> TASK INSTRUCTIONS
Drop the pictures from the entries below, then reproduce the rest exactly.

> DATA FOR PROCESSING
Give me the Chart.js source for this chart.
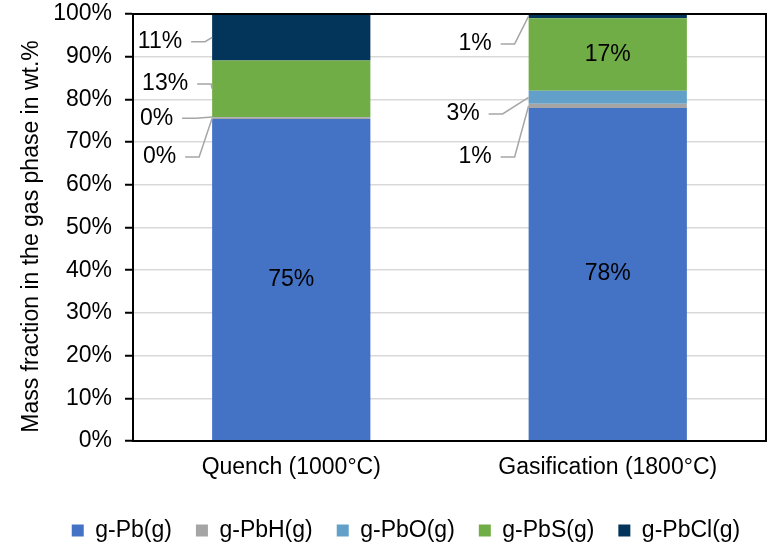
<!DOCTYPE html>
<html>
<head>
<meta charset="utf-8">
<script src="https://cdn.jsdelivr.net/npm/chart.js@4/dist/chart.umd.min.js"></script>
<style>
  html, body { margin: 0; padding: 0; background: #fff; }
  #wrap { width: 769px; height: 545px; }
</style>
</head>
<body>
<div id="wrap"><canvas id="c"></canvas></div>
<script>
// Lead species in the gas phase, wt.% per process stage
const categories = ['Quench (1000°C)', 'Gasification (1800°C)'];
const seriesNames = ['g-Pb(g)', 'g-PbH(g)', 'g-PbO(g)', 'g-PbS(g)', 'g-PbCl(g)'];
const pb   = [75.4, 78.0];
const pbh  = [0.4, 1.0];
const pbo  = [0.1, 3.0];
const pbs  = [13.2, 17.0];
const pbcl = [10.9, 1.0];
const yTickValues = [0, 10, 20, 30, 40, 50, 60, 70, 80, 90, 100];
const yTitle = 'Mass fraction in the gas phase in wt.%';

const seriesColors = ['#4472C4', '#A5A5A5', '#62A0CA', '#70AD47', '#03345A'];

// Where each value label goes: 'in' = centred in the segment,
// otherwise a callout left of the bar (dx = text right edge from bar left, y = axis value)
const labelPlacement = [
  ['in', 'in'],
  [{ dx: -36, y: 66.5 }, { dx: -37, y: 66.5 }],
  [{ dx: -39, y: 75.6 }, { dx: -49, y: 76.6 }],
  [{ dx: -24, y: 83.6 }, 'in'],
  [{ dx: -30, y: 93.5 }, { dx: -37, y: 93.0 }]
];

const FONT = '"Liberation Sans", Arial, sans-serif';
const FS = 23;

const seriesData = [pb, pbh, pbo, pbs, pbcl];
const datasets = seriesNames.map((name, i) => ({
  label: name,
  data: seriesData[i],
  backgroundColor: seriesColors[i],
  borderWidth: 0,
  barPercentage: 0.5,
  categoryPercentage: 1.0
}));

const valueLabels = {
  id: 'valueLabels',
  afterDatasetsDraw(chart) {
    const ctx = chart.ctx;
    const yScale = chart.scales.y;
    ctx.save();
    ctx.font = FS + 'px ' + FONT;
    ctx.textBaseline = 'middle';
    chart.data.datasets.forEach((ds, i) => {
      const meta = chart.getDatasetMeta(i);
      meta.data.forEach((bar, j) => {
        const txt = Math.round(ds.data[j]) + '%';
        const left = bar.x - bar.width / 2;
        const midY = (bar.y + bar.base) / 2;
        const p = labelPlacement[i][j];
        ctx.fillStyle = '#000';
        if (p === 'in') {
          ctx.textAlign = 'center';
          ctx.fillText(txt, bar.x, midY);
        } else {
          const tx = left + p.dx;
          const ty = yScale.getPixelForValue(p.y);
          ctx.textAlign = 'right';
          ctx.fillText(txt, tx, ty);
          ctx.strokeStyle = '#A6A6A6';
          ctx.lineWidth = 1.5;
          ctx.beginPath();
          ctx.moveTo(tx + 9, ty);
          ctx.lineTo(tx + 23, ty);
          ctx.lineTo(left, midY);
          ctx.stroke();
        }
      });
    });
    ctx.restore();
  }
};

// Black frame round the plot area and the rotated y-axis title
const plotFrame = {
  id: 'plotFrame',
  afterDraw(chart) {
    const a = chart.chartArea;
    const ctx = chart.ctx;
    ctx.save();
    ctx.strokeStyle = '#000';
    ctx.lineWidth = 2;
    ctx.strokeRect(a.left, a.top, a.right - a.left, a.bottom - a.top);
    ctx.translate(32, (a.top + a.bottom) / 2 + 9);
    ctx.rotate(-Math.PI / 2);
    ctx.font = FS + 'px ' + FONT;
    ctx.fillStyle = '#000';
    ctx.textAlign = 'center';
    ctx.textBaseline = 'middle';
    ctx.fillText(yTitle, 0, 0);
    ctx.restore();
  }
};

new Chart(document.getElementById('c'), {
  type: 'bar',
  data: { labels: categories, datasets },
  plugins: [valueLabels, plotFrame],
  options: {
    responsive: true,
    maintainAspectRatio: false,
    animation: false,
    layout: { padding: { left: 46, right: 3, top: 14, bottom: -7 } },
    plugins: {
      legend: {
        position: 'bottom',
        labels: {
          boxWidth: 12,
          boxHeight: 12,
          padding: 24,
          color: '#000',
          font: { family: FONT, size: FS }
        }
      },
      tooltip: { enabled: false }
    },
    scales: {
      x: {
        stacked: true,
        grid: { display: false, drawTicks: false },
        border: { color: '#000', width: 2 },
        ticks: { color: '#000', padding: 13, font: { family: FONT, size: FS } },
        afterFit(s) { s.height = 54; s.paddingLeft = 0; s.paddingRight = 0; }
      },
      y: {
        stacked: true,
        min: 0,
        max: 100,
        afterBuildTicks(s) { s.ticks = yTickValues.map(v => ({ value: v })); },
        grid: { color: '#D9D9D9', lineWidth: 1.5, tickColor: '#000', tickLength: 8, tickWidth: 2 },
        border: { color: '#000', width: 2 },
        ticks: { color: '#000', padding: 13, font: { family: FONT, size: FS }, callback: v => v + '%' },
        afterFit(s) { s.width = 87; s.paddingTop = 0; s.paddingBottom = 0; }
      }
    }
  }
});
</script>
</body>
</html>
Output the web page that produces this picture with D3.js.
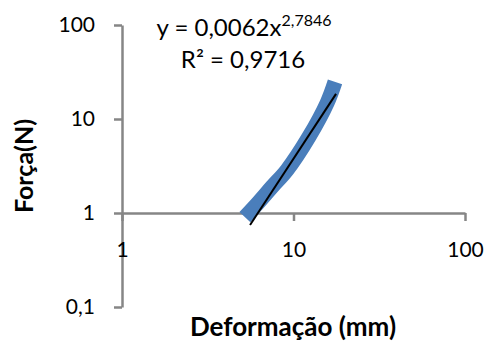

> FULL OUTPUT
Give me the Chart.js source for this chart.
<!DOCTYPE html>
<html>
<head>
<meta charset="utf-8">
<script src="https://cdn.jsdelivr.net/npm/chart.js@4/dist/chart.umd.min.js"></script>
<style>
  html, body { margin: 0; padding: 0; background: #fff; }
  #wrap { width: 769px; height: 545px; }
</style>
</head>
<body>
<div id="wrap"><canvas id="c"></canvas></div>
<script>
// Lead species in the gas phase, wt.% per process stage
const categories = ['Quench (1000°C)', 'Gasification (1800°C)'];
const seriesNames = ['g-Pb(g)', 'g-PbH(g)', 'g-PbO(g)', 'g-PbS(g)', 'g-PbCl(g)'];
const pb   = [75.4, 78.0];
const pbh  = [0.4, 1.0];
const pbo  = [0.1, 3.0];
const pbs  = [13.2, 17.0];
const pbcl = [10.9, 1.0];
const yTickValues = [0, 10, 20, 30, 40, 50, 60, 70, 80, 90, 100];
const yTitle = 'Mass fraction in the gas phase in wt.%';

const seriesColors = ['#4472C4', '#A5A5A5', '#62A0CA', '#70AD47', '#03345A'];

// Where each value label goes: 'in' = centred in the segment,
// otherwise a callout left of the bar (dx = text right edge from bar left, y = axis value)
const labelPlacement = [
  ['in', 'in'],
  [{ dx: -36, y: 66.5 }, { dx: -37, y: 66.5 }],
  [{ dx: -39, y: 75.6 }, { dx: -49, y: 76.6 }],
  [{ dx: -24, y: 83.6 }, 'in'],
  [{ dx: -30, y: 93.5 }, { dx: -37, y: 93.0 }]
];

const FONT = '"Liberation Sans", Arial, sans-serif';
const FS = 23;

const seriesData = [pb, pbh, pbo, pbs, pbcl];
const datasets = seriesNames.map((name, i) => ({
  label: name,
  data: seriesData[i],
  backgroundColor: seriesColors[i],
  borderWidth: 0,
  barPercentage: 0.5,
  categoryPercentage: 1.0
}));

const valueLabels = {
  id: 'valueLabels',
  afterDatasetsDraw(chart) {
    const ctx = chart.ctx;
    const yScale = chart.scales.y;
    ctx.save();
    ctx.font = FS + 'px ' + FONT;
    ctx.textBaseline = 'middle';
    chart.data.datasets.forEach((ds, i) => {
      const meta = chart.getDatasetMeta(i);
      meta.data.forEach((bar, j) => {
        const txt = Math.round(ds.data[j]) + '%';
        const left = bar.x - bar.width / 2;
        const midY = (bar.y + bar.base) / 2;
        const p = labelPlacement[i][j];
        ctx.fillStyle = '#000';
        if (p === 'in') {
          ctx.textAlign = 'center';
          ctx.fillText(txt, bar.x, midY);
        } else {
          const tx = left + p.dx;
          const ty = yScale.getPixelForValue(p.y);
          ctx.textAlign = 'right';
          ctx.fillText(txt, tx, ty);
          ctx.strokeStyle = '#A6A6A6';
          ctx.lineWidth = 1.5;
          ctx.beginPath();
          ctx.moveTo(tx + 9, ty);
          ctx.lineTo(tx + 23, ty);
          ctx.lineTo(left, midY);
          ctx.stroke();
        }
      });
    });
    ctx.restore();
  }
};

// Black frame round the plot area and the rotated y-axis title
const plotFrame = {
  id: 'plotFrame',
  afterDraw(chart) {
    const a = chart.chartArea;
    const ctx = chart.ctx;
    ctx.save();
    ctx.strokeStyle = '#000';
    ctx.lineWidth = 2;
    ctx.strokeRect(a.left, a.top, a.right - a.left, a.bottom - a.top);
    ctx.translate(32, (a.top + a.bottom) / 2 + 9);
    ctx.rotate(-Math.PI / 2);
    ctx.font = FS + 'px ' + FONT;
    ctx.fillStyle = '#000';
    ctx.textAlign = 'center';
    ctx.textBaseline = 'middle';
    ctx.fillText(yTitle, 0, 0);
    ctx.restore();
  }
};

new Chart(document.getElementById('c'), {
  type: 'bar',
  data: { labels: categories, datasets },
  plugins: [valueLabels, plotFrame],
  options: {
    responsive: true,
    maintainAspectRatio: false,
    animation: false,
    layout: { padding: { left: 46, right: 3, top: 14, bottom: -7 } },
    plugins: {
      legend: {
        position: 'bottom',
        labels: {
          boxWidth: 12,
          boxHeight: 12,
          padding: 24,
          color: '#000',
          font: { family: FONT, size: FS }
        }
      },
      tooltip: { enabled: false }
    },
    scales: {
      x: {
        stacked: true,
        grid: { display: false, drawTicks: false },
        border: { color: '#000', width: 2 },
        ticks: { color: '#000', padding: 13, font: { family: FONT, size: FS } },
        afterFit(s) { s.height = 54; s.paddingLeft = 0; s.paddingRight = 0; }
      },
      y: {
        stacked: true,
        min: 0,
        max: 100,
        afterBuildTicks(s) { s.ticks = yTickValues.map(v => ({ value: v })); },
        grid: { color: '#D9D9D9', lineWidth: 1.5, tickColor: '#000', tickLength: 8, tickWidth: 2 },
        border: { color: '#000', width: 2 },
        ticks: { color: '#000', padding: 13, font: { family: FONT, size: FS }, callback: v => v + '%' },
        afterFit(s) { s.width = 87; s.paddingTop = 0; s.paddingBottom = 0; }
      }
    }
  }
});
</script>
</body>
</html>
Output the web page that produces this picture with D3.js.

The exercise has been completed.